> What the exercise asks: Quote word for word the lines below, beginning with the first and ending with the one that has "const xMax = 31, yMax = 21;". Drop the pictures.

━━━━━━━━━━

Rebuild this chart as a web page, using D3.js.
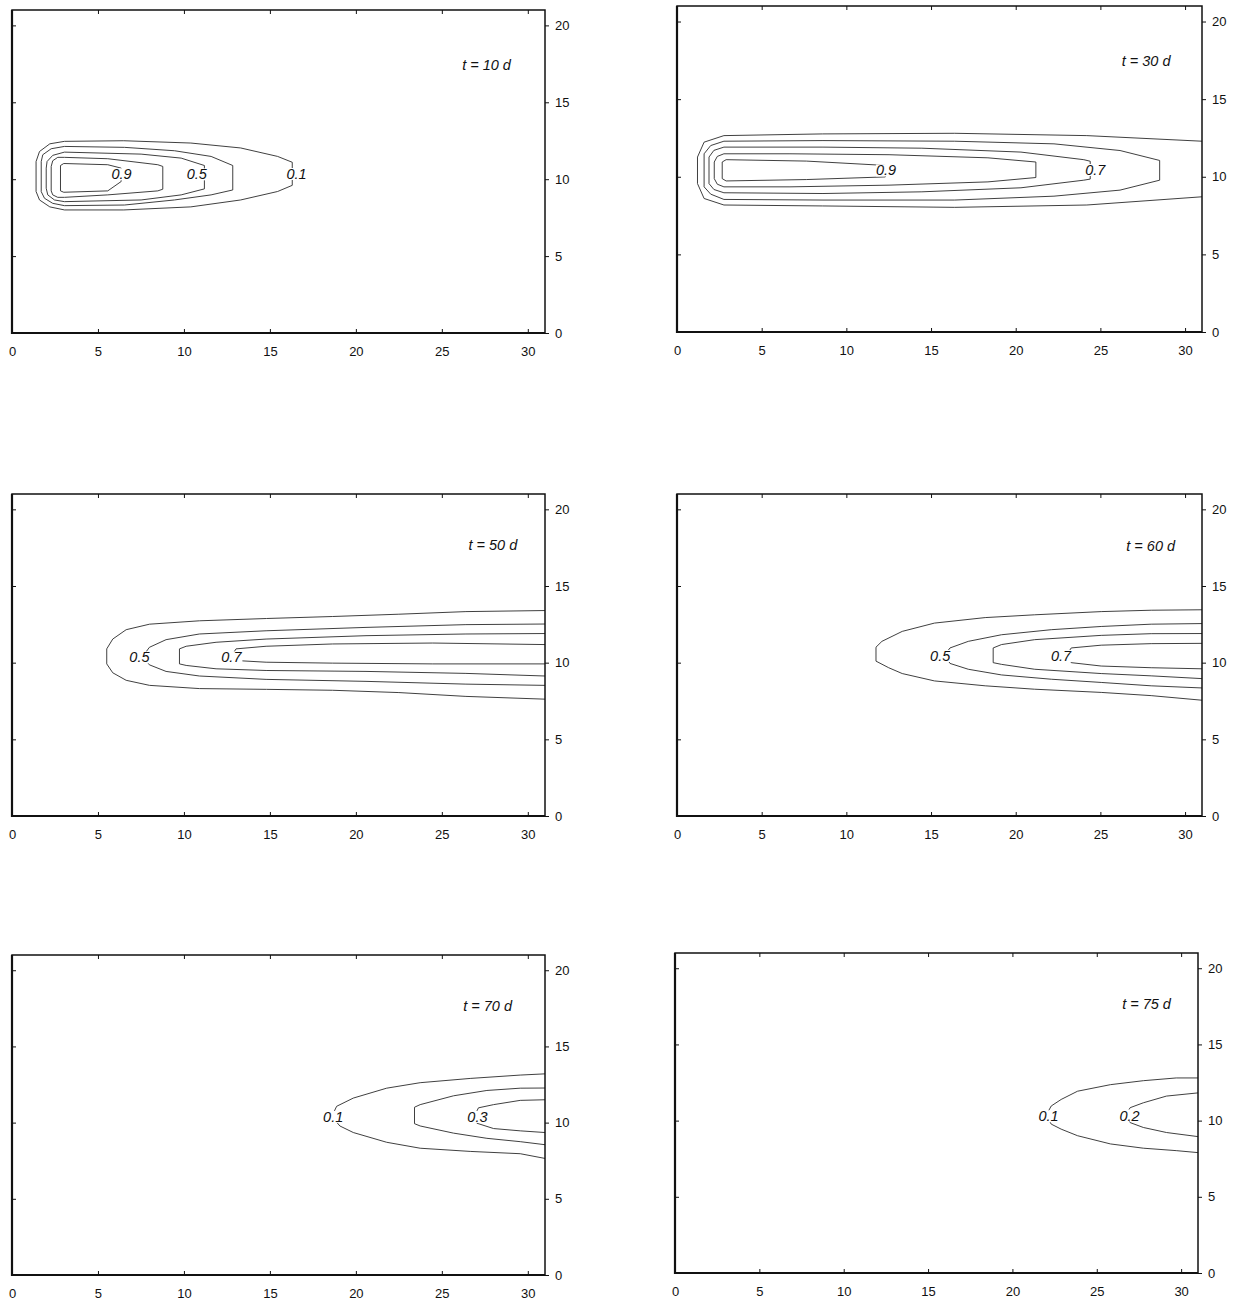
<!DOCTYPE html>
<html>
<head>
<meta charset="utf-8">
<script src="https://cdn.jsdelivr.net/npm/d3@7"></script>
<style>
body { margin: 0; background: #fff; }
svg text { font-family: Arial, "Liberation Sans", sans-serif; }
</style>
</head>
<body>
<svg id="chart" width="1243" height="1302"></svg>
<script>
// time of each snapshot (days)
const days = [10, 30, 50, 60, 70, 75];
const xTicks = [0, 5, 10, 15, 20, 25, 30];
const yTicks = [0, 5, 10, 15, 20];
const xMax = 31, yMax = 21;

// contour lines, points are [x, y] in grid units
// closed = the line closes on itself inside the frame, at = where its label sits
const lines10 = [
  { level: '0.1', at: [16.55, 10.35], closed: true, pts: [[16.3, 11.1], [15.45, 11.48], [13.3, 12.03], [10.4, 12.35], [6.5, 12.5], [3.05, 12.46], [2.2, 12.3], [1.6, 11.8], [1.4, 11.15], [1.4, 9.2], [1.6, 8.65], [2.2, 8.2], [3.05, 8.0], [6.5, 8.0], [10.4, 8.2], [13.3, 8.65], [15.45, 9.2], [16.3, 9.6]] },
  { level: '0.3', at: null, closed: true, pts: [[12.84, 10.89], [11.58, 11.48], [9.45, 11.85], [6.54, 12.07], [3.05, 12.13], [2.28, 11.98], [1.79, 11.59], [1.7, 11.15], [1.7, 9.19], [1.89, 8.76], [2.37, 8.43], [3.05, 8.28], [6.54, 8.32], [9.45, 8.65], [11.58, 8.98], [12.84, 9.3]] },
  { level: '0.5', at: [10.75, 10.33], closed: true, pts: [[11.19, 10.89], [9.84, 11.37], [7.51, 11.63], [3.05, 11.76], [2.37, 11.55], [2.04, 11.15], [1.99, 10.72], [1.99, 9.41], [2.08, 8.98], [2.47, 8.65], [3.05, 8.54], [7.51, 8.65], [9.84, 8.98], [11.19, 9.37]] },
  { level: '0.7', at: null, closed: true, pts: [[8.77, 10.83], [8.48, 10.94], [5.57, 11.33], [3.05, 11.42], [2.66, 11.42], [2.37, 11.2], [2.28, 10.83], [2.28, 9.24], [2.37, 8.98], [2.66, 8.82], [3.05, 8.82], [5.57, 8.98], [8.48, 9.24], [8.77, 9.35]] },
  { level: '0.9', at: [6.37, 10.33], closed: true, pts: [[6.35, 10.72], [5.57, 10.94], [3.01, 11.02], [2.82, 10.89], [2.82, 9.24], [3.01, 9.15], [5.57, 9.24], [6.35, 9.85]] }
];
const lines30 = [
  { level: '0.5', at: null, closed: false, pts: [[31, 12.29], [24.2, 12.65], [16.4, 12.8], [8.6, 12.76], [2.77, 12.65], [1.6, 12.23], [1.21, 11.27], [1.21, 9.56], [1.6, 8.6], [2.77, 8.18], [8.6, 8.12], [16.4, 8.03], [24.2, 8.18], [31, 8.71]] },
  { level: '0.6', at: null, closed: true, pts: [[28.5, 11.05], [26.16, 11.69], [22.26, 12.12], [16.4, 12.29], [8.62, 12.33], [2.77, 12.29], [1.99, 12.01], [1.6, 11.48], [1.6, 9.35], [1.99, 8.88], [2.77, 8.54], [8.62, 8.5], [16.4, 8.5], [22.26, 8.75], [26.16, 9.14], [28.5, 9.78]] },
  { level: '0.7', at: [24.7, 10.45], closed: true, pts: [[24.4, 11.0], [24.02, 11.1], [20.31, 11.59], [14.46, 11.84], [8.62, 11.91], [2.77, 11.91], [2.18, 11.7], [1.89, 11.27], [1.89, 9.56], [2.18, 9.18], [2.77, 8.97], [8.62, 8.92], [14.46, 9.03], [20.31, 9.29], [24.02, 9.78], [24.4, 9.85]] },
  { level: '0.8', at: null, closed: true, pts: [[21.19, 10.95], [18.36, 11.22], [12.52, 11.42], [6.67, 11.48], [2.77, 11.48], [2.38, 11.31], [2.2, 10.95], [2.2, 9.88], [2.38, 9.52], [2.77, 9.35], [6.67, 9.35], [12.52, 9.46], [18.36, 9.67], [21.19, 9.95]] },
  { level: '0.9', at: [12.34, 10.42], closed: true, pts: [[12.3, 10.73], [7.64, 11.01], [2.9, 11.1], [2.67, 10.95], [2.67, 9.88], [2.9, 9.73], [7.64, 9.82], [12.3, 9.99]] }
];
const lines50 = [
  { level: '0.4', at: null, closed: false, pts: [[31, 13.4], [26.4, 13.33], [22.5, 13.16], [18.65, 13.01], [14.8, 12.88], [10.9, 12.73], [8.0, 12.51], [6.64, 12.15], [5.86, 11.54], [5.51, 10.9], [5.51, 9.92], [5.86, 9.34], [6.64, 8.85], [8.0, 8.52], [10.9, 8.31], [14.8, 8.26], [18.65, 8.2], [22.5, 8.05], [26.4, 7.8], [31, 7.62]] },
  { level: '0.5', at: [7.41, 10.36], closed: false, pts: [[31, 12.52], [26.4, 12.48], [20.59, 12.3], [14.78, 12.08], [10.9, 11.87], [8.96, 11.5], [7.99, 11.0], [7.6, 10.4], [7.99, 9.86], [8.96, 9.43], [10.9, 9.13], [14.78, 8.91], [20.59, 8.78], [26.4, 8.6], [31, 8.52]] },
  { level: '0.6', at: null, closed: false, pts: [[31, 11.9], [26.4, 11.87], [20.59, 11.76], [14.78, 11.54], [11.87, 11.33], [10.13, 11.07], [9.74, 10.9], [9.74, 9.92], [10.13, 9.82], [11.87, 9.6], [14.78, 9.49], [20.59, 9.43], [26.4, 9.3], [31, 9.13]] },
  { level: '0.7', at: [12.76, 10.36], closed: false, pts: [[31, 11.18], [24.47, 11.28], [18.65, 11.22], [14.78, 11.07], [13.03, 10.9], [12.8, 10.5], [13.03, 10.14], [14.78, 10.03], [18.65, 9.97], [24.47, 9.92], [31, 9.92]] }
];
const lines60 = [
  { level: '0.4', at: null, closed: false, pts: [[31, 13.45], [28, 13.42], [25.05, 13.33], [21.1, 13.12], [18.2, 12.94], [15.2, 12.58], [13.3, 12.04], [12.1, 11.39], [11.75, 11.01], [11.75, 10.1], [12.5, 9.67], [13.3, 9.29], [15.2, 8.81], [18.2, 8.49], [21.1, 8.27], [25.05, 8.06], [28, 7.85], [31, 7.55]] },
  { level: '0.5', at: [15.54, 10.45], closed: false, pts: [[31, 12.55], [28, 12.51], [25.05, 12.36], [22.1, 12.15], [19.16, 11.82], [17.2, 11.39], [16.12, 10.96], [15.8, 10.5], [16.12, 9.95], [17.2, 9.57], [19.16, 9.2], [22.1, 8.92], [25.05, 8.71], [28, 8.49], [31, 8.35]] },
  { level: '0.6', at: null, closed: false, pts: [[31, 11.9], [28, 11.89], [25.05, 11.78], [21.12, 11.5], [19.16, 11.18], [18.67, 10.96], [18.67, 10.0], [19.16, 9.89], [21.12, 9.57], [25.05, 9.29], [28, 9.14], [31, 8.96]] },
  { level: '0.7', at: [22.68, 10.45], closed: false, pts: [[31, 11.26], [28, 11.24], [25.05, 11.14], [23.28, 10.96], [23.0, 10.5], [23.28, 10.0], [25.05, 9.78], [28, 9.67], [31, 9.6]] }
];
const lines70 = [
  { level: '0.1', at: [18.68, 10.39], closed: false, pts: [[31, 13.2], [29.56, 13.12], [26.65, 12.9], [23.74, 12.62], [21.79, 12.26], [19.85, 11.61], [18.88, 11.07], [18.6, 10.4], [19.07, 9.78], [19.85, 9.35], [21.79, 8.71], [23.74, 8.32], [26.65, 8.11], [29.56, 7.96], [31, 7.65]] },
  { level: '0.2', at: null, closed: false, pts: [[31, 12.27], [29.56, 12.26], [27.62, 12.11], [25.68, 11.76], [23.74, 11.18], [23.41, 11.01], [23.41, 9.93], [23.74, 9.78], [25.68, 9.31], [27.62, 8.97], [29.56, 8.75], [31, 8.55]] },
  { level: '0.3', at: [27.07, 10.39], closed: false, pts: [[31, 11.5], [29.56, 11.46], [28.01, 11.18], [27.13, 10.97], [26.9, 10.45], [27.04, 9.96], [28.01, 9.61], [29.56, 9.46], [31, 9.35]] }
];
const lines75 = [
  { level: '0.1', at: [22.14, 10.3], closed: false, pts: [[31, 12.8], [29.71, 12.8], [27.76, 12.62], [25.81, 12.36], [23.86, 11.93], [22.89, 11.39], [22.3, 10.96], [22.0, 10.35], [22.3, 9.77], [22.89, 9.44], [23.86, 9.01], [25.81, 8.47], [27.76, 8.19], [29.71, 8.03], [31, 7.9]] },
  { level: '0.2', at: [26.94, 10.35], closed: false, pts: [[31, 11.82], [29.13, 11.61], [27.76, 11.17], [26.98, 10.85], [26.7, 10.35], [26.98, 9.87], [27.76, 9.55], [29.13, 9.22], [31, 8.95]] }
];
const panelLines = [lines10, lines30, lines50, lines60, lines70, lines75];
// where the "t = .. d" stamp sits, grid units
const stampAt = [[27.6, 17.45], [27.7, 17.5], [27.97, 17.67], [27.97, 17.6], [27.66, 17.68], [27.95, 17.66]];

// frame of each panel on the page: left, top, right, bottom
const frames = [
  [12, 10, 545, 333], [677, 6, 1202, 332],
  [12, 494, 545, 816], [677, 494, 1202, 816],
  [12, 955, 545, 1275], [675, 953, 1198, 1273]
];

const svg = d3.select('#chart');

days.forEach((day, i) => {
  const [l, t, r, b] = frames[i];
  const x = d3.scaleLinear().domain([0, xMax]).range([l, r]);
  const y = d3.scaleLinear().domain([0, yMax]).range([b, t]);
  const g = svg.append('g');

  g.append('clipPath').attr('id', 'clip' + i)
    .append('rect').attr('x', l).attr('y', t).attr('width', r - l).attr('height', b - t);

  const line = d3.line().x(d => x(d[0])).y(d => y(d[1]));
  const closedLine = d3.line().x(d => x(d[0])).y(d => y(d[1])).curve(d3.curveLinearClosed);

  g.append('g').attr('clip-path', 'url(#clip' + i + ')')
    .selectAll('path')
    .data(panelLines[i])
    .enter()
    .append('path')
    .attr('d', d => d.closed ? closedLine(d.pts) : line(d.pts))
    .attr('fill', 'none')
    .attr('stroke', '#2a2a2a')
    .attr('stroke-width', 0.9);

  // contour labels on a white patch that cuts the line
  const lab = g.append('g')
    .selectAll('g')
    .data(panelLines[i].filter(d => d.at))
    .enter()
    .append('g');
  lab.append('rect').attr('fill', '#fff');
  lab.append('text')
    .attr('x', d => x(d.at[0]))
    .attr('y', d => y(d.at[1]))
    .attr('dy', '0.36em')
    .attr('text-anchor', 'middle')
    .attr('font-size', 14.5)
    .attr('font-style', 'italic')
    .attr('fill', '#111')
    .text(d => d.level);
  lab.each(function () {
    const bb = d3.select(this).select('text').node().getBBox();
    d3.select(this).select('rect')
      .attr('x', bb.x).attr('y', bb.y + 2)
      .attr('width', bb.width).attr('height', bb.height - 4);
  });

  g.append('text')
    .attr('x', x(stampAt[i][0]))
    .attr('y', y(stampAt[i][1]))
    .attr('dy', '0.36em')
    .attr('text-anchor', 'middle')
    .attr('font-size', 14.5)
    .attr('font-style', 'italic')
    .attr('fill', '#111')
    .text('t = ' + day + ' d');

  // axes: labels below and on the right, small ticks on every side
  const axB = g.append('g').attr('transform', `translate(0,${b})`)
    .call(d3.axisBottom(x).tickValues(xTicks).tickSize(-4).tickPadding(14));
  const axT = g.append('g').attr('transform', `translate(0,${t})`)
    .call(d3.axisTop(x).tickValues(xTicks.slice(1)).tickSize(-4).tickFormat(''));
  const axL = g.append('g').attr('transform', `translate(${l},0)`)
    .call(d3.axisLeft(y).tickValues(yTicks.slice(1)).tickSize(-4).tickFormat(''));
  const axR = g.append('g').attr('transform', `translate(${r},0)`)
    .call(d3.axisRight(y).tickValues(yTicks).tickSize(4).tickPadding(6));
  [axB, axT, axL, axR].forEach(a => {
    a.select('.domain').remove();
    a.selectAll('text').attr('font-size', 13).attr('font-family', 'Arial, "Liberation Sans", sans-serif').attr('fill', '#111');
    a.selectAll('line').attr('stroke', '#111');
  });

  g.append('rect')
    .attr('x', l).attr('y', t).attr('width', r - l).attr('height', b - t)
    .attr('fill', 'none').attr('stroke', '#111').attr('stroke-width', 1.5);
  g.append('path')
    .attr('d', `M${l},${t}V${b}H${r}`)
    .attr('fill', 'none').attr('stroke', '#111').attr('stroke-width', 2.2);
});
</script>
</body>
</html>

━━━━━━━━━━

> Solution to the exercise:
Rebuild this chart as a web page, using D3.js.
<!DOCTYPE html>
<html>
<head>
<meta charset="utf-8">
<script src="https://cdn.jsdelivr.net/npm/d3@7"></script>
<style>
body { margin: 0; background: #fff; }
svg text { font-family: Arial, "Liberation Sans", sans-serif; }
</style>
</head>
<body>
<svg id="chart" width="1243" height="1302"></svg>
<script>
// time of each snapshot (days)
const days = [10, 30, 50, 60, 70, 75];
const xTicks = [0, 5, 10, 15, 20, 25, 30];
const yTicks = [0, 5, 10, 15, 20];
const xMax = 31, yMax = 21;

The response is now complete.